From the football and rugby ground of Rodney Parade, it’s just a short walk over a striking bridge across the river and right into the city centre. Inviting lines and colours now draw the photographer’s eye in and it appears nothing like you might expect of traditional Newport.
Outside the Cineworld complex are straps of eye-catching colour and beneath it a number of chain restaurants. But before you get there, the pedestrian crossing is decorated with colourful fountains. Always a sucker for a reflection, albeit usually in puddles, I couldn’t help dangling a camera close to the water to see if the Cineworld colours could be doubled. The effect was usually psychedelic.
It’s certainly a distinctive Newport city centre feature which adds flair and is difficult not to notice whether on foot, or driving through in a car.

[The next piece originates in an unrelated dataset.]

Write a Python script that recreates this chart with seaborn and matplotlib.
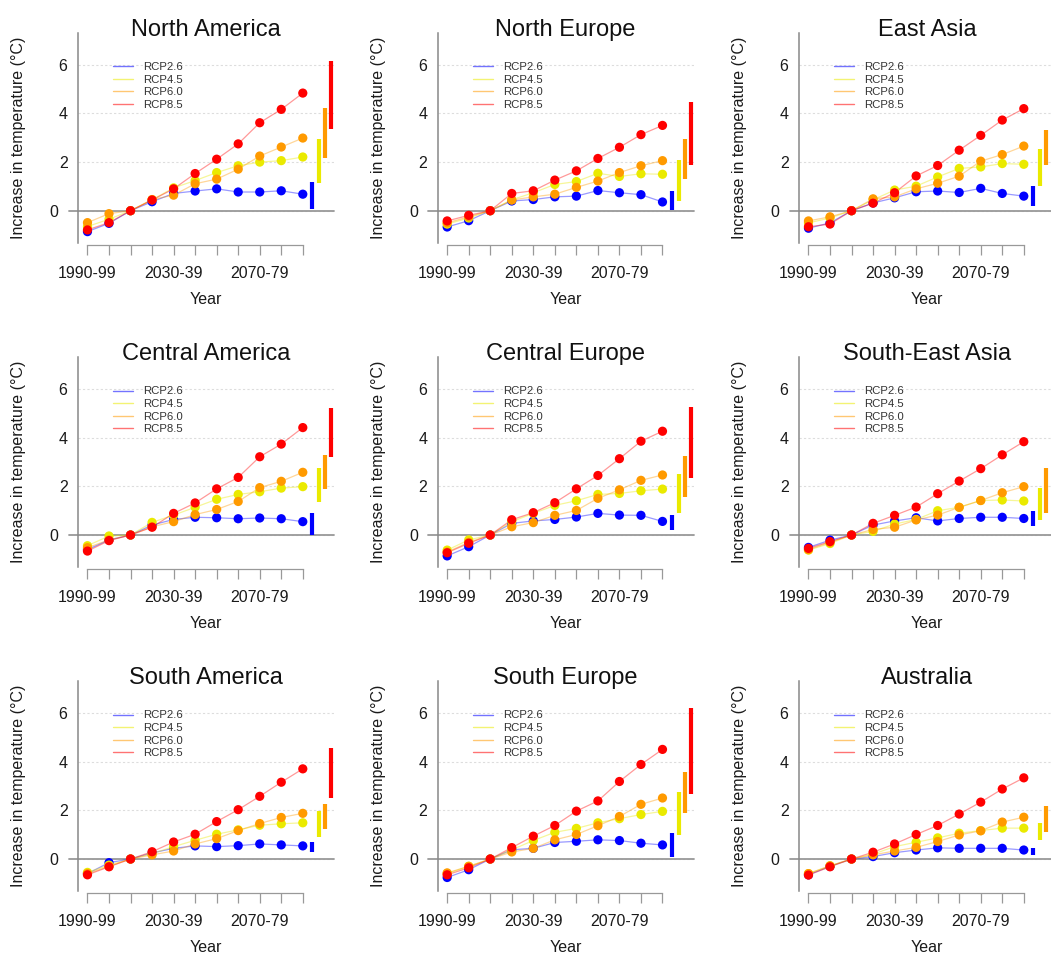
import numpy as np
import pandas as pd
import seaborn as sns
import matplotlib.pyplot as plt
from matplotlib.lines import Line2D
from matplotlib.transforms import ScaledTranslation

decades = ["1990-99", "2000-09", "2010-19", "2020-29", "2030-39", "2040-49",
           "2050-59", "2060-69", "2070-79", "2080-89", "2090-99"]
scenarios = ["RCP2.6", "RCP4.5", "RCP6.0", "RCP8.5"]
colors = ["#0000FF", "#EAEA00", "#FF9A00", "#FF0000"]
regions = ["North America", "North Europe", "East Asia",
           "Central America", "Central Europe", "South-East Asia",
           "South America", "South Europe", "Australia"]

# mean warming per decade, one list per scenario (RCP2.6, RCP4.5, RCP6.0, RCP8.5)
north_america = [
    [-0.86, -0.52, 0, 0.37, 0.71, 0.81, 0.90, 0.77, 0.77, 0.82, 0.68],
    [-0.65, -0.35, 0, 0.45, 0.94, 1.24, 1.57, 1.85, 2.00, 2.06, 2.21],
    [-0.49, -0.12, 0, 0.46, 0.64, 1.11, 1.30, 1.71, 2.25, 2.62, 2.99],
    [-0.79, -0.49, 0, 0.44, 0.90, 1.53, 2.12, 2.75, 3.62, 4.17, 4.84],
]
north_europe = [
    [-0.67, -0.41, 0, 0.40, 0.46, 0.57, 0.60, 0.83, 0.74, 0.66, 0.36],
    [-0.55, -0.30, 0, 0.45, 0.74, 1.08, 1.20, 1.54, 1.41, 1.52, 1.50],
    [-0.50, -0.25, 0, 0.44, 0.57, 0.68, 0.96, 1.22, 1.57, 1.85, 2.06],
    [-0.42, -0.19, 0, 0.71, 0.82, 1.26, 1.64, 2.15, 2.61, 3.13, 3.51],
]
east_asia = [
    [-0.72, -0.50, 0, 0.32, 0.53, 0.78, 0.81, 0.75, 0.92, 0.71, 0.60],
    [-0.50, -0.30, 0, 0.45, 0.85, 1.01, 1.39, 1.74, 1.80, 1.94, 1.91],
    [-0.42, -0.25, 0, 0.49, 0.57, 0.90, 1.13, 1.42, 2.04, 2.31, 2.66],
    [-0.66, -0.55, 0, 0.31, 0.74, 1.43, 1.86, 2.49, 3.10, 3.73, 4.20],
]
central_america = [
    [-0.60, -0.20, 0, 0.41, 0.64, 0.73, 0.71, 0.67, 0.70, 0.67, 0.55],
    [-0.44, -0.04, 0, 0.52, 0.82, 1.14, 1.47, 1.67, 1.78, 1.93, 1.99],
    [-0.52, -0.20, 0, 0.34, 0.55, 0.84, 1.05, 1.38, 1.95, 2.21, 2.58],
    [-0.66, -0.23, 0, 0.32, 0.89, 1.32, 1.90, 2.37, 3.22, 3.74, 4.42],
]
central_europe = [
    [-0.86, -0.48, 0, 0.48, 0.58, 0.64, 0.74, 0.89, 0.82, 0.81, 0.56],
    [-0.62, -0.20, 0, 0.55, 0.89, 1.22, 1.41, 1.67, 1.71, 1.82, 1.89],
    [-0.70, -0.30, 0, 0.34, 0.51, 0.81, 1.01, 1.51, 1.86, 2.25, 2.47],
    [-0.73, -0.34, 0, 0.63, 0.92, 1.33, 1.90, 2.45, 3.14, 3.86, 4.27],
]
south_east_asia = [
    [-0.51, -0.21, 0, 0.41, 0.58, 0.71, 0.58, 0.68, 0.73, 0.73, 0.68],
    [-0.62, -0.35, 0, 0.15, 0.45, 0.64, 1.00, 1.14, 1.42, 1.44, 1.40],
    [-0.60, -0.30, 0, 0.23, 0.32, 0.62, 0.82, 1.14, 1.42, 1.74, 1.99],
    [-0.55, -0.27, 0, 0.48, 0.81, 1.15, 1.70, 2.22, 2.73, 3.30, 3.84],
]
south_america = [
    [-0.60, -0.15, 0, 0.25, 0.44, 0.54, 0.51, 0.55, 0.62, 0.58, 0.54],
    [-0.55, -0.25, 0, 0.22, 0.51, 0.77, 1.02, 1.20, 1.39, 1.45, 1.49],
    [-0.60, -0.30, 0, 0.17, 0.33, 0.62, 0.84, 1.17, 1.46, 1.71, 1.88],
    [-0.65, -0.32, 0, 0.30, 0.70, 1.02, 1.54, 2.03, 2.58, 3.16, 3.71],
]
south_europe = [
    [-0.76, -0.44, 0, 0.38, 0.44, 0.68, 0.73, 0.79, 0.76, 0.65, 0.58],
    [-0.60, -0.30, 0, 0.38, 0.76, 1.10, 1.26, 1.49, 1.66, 1.83, 1.96],
    [-0.57, -0.30, 0, 0.29, 0.44, 0.79, 1.01, 1.37, 1.75, 2.25, 2.51],
    [-0.65, -0.36, 0, 0.47, 0.94, 1.38, 1.97, 2.39, 3.19, 3.89, 4.51],
]
australia = [
    [-0.65, -0.30, 0, 0.10, 0.26, 0.37, 0.46, 0.44, 0.44, 0.44, 0.37],
    [-0.60, -0.28, 0, 0.20, 0.51, 0.69, 0.87, 1.06, 1.17, 1.27, 1.27],
    [-0.60, -0.28, 0, 0.17, 0.33, 0.48, 0.72, 0.99, 1.16, 1.52, 1.72],
    [-0.66, -0.32, 0, 0.28, 0.62, 1.01, 1.38, 1.85, 2.34, 2.88, 3.34],
]

# end-of-century ranges (low, high) per scenario
range_low = [
    [0.08, 1.12, 2.15, 3.38],
    [0.02, 0.40, 1.30, 1.87],
    [0.20, 1.03, 1.89, 2.62],
    [0.00, 1.37, 1.89, 3.22],
    [0.20, 0.92, 1.58, 2.35],
    [0.38, 0.62, 0.89, 2.40],
    [0.30, 0.92, 1.24, 2.51],
    [0.10, 0.99, 1.89, 2.68],
    [0.17, 0.79, 1.13, 2.58],
]
range_high = [
    [1.18, 2.94, 4.22, 6.15],
    [0.82, 2.08, 2.97, 4.47],
    [1.03, 2.53, 3.33, 5.45],
    [0.92, 2.75, 3.29, 5.23],
    [0.82, 2.51, 3.25, 5.27],
    [0.99, 1.92, 2.77, 5.00],
    [0.72, 1.96, 2.26, 4.58],
    [1.09, 2.74, 3.57, 6.21],
    [0.44, 1.50, 2.17, 3.96],
]

series = [north_america, north_europe, east_asia, central_america, central_europe,
          south_east_asia, south_america, south_europe, australia]

rows = []
for reg, vals in zip(regions, series):
    for sc, v in zip(scenarios, vals):
        for i, y in enumerate(v):
            rows.append((reg, sc, i, y))
df = pd.DataFrame(rows, columns=["region", "scenario", "idx", "value"])

sns.set_style("white")
plt.rcParams["font.family"] = ["Liberation Sans", "DejaVu Sans"]

W, H = 1051, 960
fig = plt.figure(figsize=(W / 100, H / 100), dpi=100)

col_left = [78, 437.7, 799]
row_bottom = [242.8, 567.1, 891.1]
ax_w, ax_h = 255.8, 210
palette = dict(zip(scenarios, colors))
bar_offsets = [0.45, 0.75, 1.05, 1.32]
n = len(decades)

for k, reg in enumerate(regions):
    r, c = divmod(k, 3)
    ax = fig.add_axes([col_left[c] / W, 1 - row_bottom[r] / H, ax_w / W, ax_h / H])
    sub = df[df.region == reg]

    ax.grid(axis="y", linestyle=(0, (2, 2)), color="#dddddd", lw=0.8)
    ax.axhline(0, xmin=-0.036, color="#999999", lw=1.3, clip_on=False, zorder=1)

    sns.lineplot(data=sub, x="idx", y="value", hue="scenario", palette=palette,
                 hue_order=scenarios, estimator=None, sort=False, alpha=0.4,
                 lw=0.9, legend=False, ax=ax, zorder=2)
    sns.scatterplot(data=sub, x="idx", y="value", hue="scenario", palette=palette,
                    hue_order=scenarios, s=44, linewidth=0, legend=False, ax=ax,
                    zorder=3)

    ax.vlines([n - 1 + o for o in bar_offsets], range_low[k], range_high[k],
              colors=colors, lw=3, zorder=3)

    ax.set_xlim(-0.44, 11.44)
    ax.set_ylim(-1.32, 7.32)
    ax.set_xticks(range(n))
    ax.set_xticklabels([d if i % 4 == 0 else "" for i, d in enumerate(decades)])
    ax.set_yticks([0, 2, 4, 6])
    ax.set_yticklabels(["0", "2", "4", "6"])
    ax.tick_params(axis="x", bottom=True, length=7, width=0.9, color="#999999",
                   pad=8, labelsize=11.5, labelcolor="#1a1a1a")
    ax.tick_params(axis="y", left=False, length=0, pad=7.5, labelsize=11.5,
                   labelcolor="#1a1a1a")
    zero_lab = ax.get_yticklabels()[0]
    zero_lab.set_transform(zero_lab.get_transform() +
                           ScaledTranslation(-0.09, 0, fig.dpi_scale_trans))

    for s in ["top", "right"]:
        ax.spines[s].set_visible(False)
    ax.spines["left"].set_color("#888888")
    ax.spines["left"].set_linewidth(1.1)
    ax.spines["bottom"].set_color("#999999")
    ax.spines["bottom"].set_linewidth(0.9)
    ax.spines["bottom"].set_bounds(0, n - 1)
    ax.spines["bottom"].set_position(("outward", 1.5))

    ax.set_title(reg, fontsize=17, pad=-2, color="#111111")
    ax.set_xlabel("Year", fontsize=11.5, va="center", color="#1a1a1a")
    ax.xaxis.set_label_coords(0.5, -0.27)
    ax.set_ylabel("Increase in temperature (°C)", fontsize=11.5, va="center",
                  color="#1a1a1a")
    ax.yaxis.set_label_coords(-0.232, 0.5)

    handles = [Line2D([], [], color=col, lw=1, alpha=0.55) for col in colors]
    ax.legend(handles, scenarios, loc="upper left", bbox_to_anchor=(0.138, 0.86),
              frameon=False, fontsize=8.2, handlelength=1.75, handletextpad=0.9,
              labelspacing=0.22, borderpad=0, borderaxespad=0,
              labelcolor="#333333")

fig.savefig("out.png", dpi=100)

Venturing further into the Friar’s Walk shopping complex, an undercover shoppers’ boulevard of recognisable shop faces has been given an almost ornate but certainly comfortable appearance. While not as extensive as the facilities available in Cardiff, it caters to much of what anyone would need from a medium-sized city centre.
A short walk through Newport’s Friar’s Walk takes you back past clothes shops like the central and dominant Debenhams and H&M; as well as electronics stores, more restaurants and fast food outlets, back into the traditional old part of the city.
This is certainly a refreshing facelift for Newport, and the introduction of familiar big brand names and international franchises will be welcomed by many. But equally, you might spare a thought for local independent traders potentially priced out of this development, and increasingly priced out of pedestrianised city centres across the UK.
This is what the shoppers of Newport needed. It will go down well with the city’s students and younger people, as well as with the supporters of visiting football teams. And it will doubtless appear more attractive in the summer months than on a cold Monday night in January. Friar’s Walk is clean and more modern, with a subtle yet distinctive edge of Newport, of which the city’s favourite sons Goldie Lookin Chain would be proud.